I benchmarked this machine with Topbench to see how it compares to others. It was marginally faster than a 286@16Mhz with a 287 co-processor. I think there may be a few factors that contribute to this. Firstly I think the RAM must be a similar speed to that in the 286, thus slowing down the memory and opcode tests. It does perform better in the 3d games test which I found interesting as that has some floating point arithmetic. Luckily this is perfect for testing my homebrew platform game.

Finally I’m pleased with how the extra lighting has improved the pictures, but my technique still needs work. Perhaps another source of lighting is called for, or perhaps finally a step up to a better camera.
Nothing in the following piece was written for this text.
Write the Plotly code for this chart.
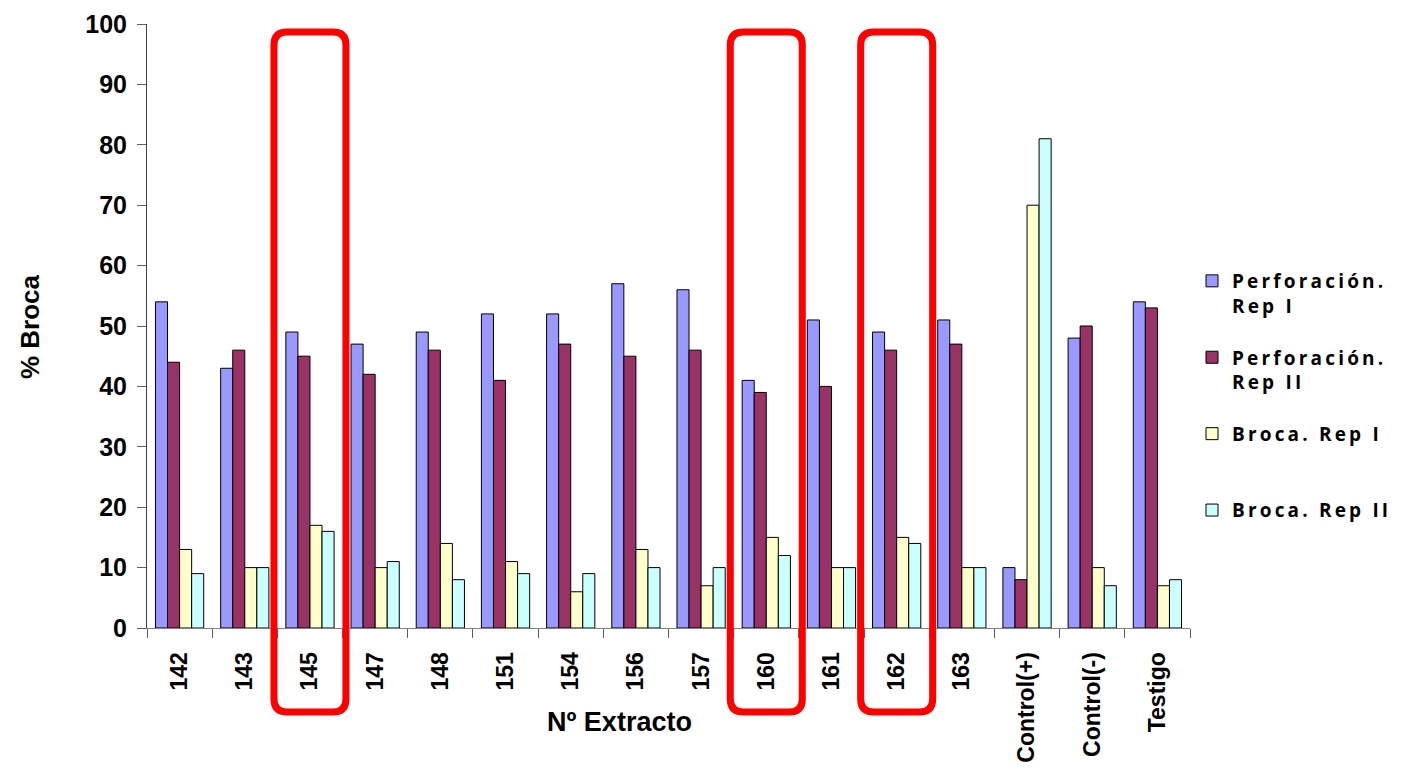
import plotly.graph_objects as go

categories = ["142", "143", "145", "147", "148", "151", "154", "156", "157",
              "160", "161", "162", "163", "Control(+)", "Control(-)", "Testigo"]
perf_rep1 = [54, 43, 49, 47, 49, 52, 52, 57, 56, 41, 51, 49, 51, 10, 48, 54]
perf_rep2 = [44, 46, 45, 42, 46, 41, 47, 45, 46, 39, 40, 46, 47, 8, 50, 53]
broca_rep1 = [13, 10, 17, 10, 14, 11, 6, 13, 7, 15, 10, 15, 10, 70, 10, 7]
broca_rep2 = [9, 10, 16, 11, 8, 9, 9, 10, 10, 12, 10, 14, 10, 81, 7, 8]
series_names = ["Perforación.<br>Rep I", "Perforación.<br>Rep II", "Broca. Rep I<br> ", "Broca. Rep II<br> "]
series_colors = ["#9999FF", "#993366", "#FFFFCC", "#CCFFFF"]
highlighted = ["145", "160", "162"]
y_ticks = list(range(0, 101, 10))
x_title = "Nº Extracto"
y_title = "% Broca"


def spaced(s):
    parts = s.split("<br>")
    return "<br>".join("\u2006".join(list(p)) if p.strip() else p for p in parts)


fig = go.Figure()
for i, (name, vals, col) in enumerate(zip(series_names, [perf_rep1, perf_rep2, broca_rep1, broca_rep2], series_colors)):
    fig.add_trace(go.Bar(
        x=categories, y=vals, name=spaced(name), legendgroup=f"g{i}",
        marker=dict(color=col, line=dict(color="#000000", width=1)),
    ))

# page has an 8px body margin; plot area in page coords: x 147..1190, y 24..628
OFF = 8
W, H = 1404 - OFF, 782 - OFF
L, T = 147 - OFF, 24 - OFF
R, B = W - (1190 - OFF), H - (628 - OFF)
pw, ph = W - L - R, H - T - B

n = len(categories)
half_w = 36 / pw
rx, ry = 13 / pw, 13 / ph
y_top = (628 - 32) / ph
y_bot = (628 - 712) / ph
for c in highlighted:
    idx = categories.index(c)
    cx = (idx + 0.5) / n
    x0, x1 = cx - half_w, cx + half_w
    path = (f"M {x0+rx},{y_top} L {x1-rx},{y_top} Q {x1},{y_top} {x1},{y_top-ry} "
            f"L {x1},{y_bot+ry} Q {x1},{y_bot} {x1-rx},{y_bot} "
            f"L {x0+rx},{y_bot} Q {x0},{y_bot} {x0},{y_bot+ry} "
            f"L {x0},{y_top-ry} Q {x0},{y_top} {x0+rx},{y_top} Z")
    fig.add_shape(type="path", path=path, xref="paper", yref="paper",
                  line=dict(color="#FF0000", width=7), layer="above")

fig.add_annotation(text=x_title, xref="paper", yref="paper",
                   x=(619 - 147) / pw, y=(628 - 722) / ph, xanchor="center", yanchor="middle",
                   showarrow=False, font=dict(size=27, weight="bold", color="#000000"))
fig.add_annotation(text=y_title, xref="paper", yref="paper", textangle=-90,
                   x=(30 - 147) / pw, y=(628 - 327) / ph, xanchor="center", yanchor="middle",
                   showarrow=False, font=dict(size=26, weight="bold", color="#000000"))

fig.update_layout(
    width=W, height=H,
    margin=dict(l=L, r=R, t=T, b=B, autoexpand=False),
    plot_bgcolor="white", paper_bgcolor="white",
    barmode="group", bargap=0.26, bargroupgap=0,
    font=dict(family="Liberation Sans, Arial", color="#000000"),
    showlegend=True,
    legend=dict(x=(1192 - 147) / pw, y=(628 - 262) / ph, xanchor="left", yanchor="top",
                font=dict(family="Open Sans", size=19, color="#000000", weight="bold"),
                valign="top", tracegroupgap=24, itemwidth=30,
                bgcolor="rgba(0,0,0,0)"),
)
fig.update_xaxes(
    type="category", showline=True, linecolor="#808080", linewidth=1,
    ticks="outside", tickson="boundaries", ticklen=9, tickcolor="#606060",
    tickangle=-90, tickfont=dict(size=23, weight="bold"), ticklabelstandoff=14,
    showgrid=False, automargin=False,
)
fig.update_yaxes(
    range=[0, 100], tickvals=y_ticks, showline=True, linecolor="#404040", linewidth=1,
    ticks="outside", ticklen=9, tickcolor="#606060",
    tickfont=dict(size=25, weight="bold"), ticklabelstandoff=5,
    showgrid=False, zeroline=False, automargin=False,
)

fig.write_html("out.html")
3 Responses to “Hardware pickups”

  1. February 20, 2015 at 3:56 am

    Nice finds. I’d love to have a 486 with that small form factor. cool PC with the exception of the built in Trident card. I never much liked Trident, probably because my fist Windows PC had a trident built in and it gave me lots of issues. the 8900 isn’t a bad chip though. the D variant is actually very speedy in DOS. Test show it actually rivals chips like the ET4000, not sure about the B. I scored a box of old PC parts this weekend as well. One such thing is a bizarre motherboard with a 487 copro socket as well as a OPTi Local Bus port…at least I think thats what it is. haven’t managed to get it to boot yet or positively identify the board.

    • February 20, 2015 at 11:11 am

      This version of the trident chip seems to work ok so far. The video memory is probably more likely to be a speed bottle neck as it is 80ns which corresponds to a maximum speed of about 12.5Mhz. I think the system RAM is probably faster, but I’ll have to check that. I am contemplating trying out one of the 387 chips in this machine to see what it’s like.

      did that 486 board have a 486sx on it? The 486sx is the only one not having the FPU on-die. The silly thing about the 487 was it was a complete 486dx that simply disabled the 486sx when installed, also the 487 was expensive hence not many people upgraded. I did some reading about the 486sx and have heard that it didn’t have any disadvantage in software not using the FPU, so until that became common practise it was quite reasonable to go with the SX.


      • February 20, 2015 at 12:10 pm

        not installed. The box I bought it from had a 486sx 25mhz CPU in it though and I assume that goes with the board. there is one jumper on the board to choose either a 486sx or DX so I’m assuming I can just put A DX in the main CPU socket and not have to deal with the 487 nonsense. If i can ever get it to post. it takes 30 pin SIMMs and I don’t have the right ones for it so I’m hoping that’s all I’ll need.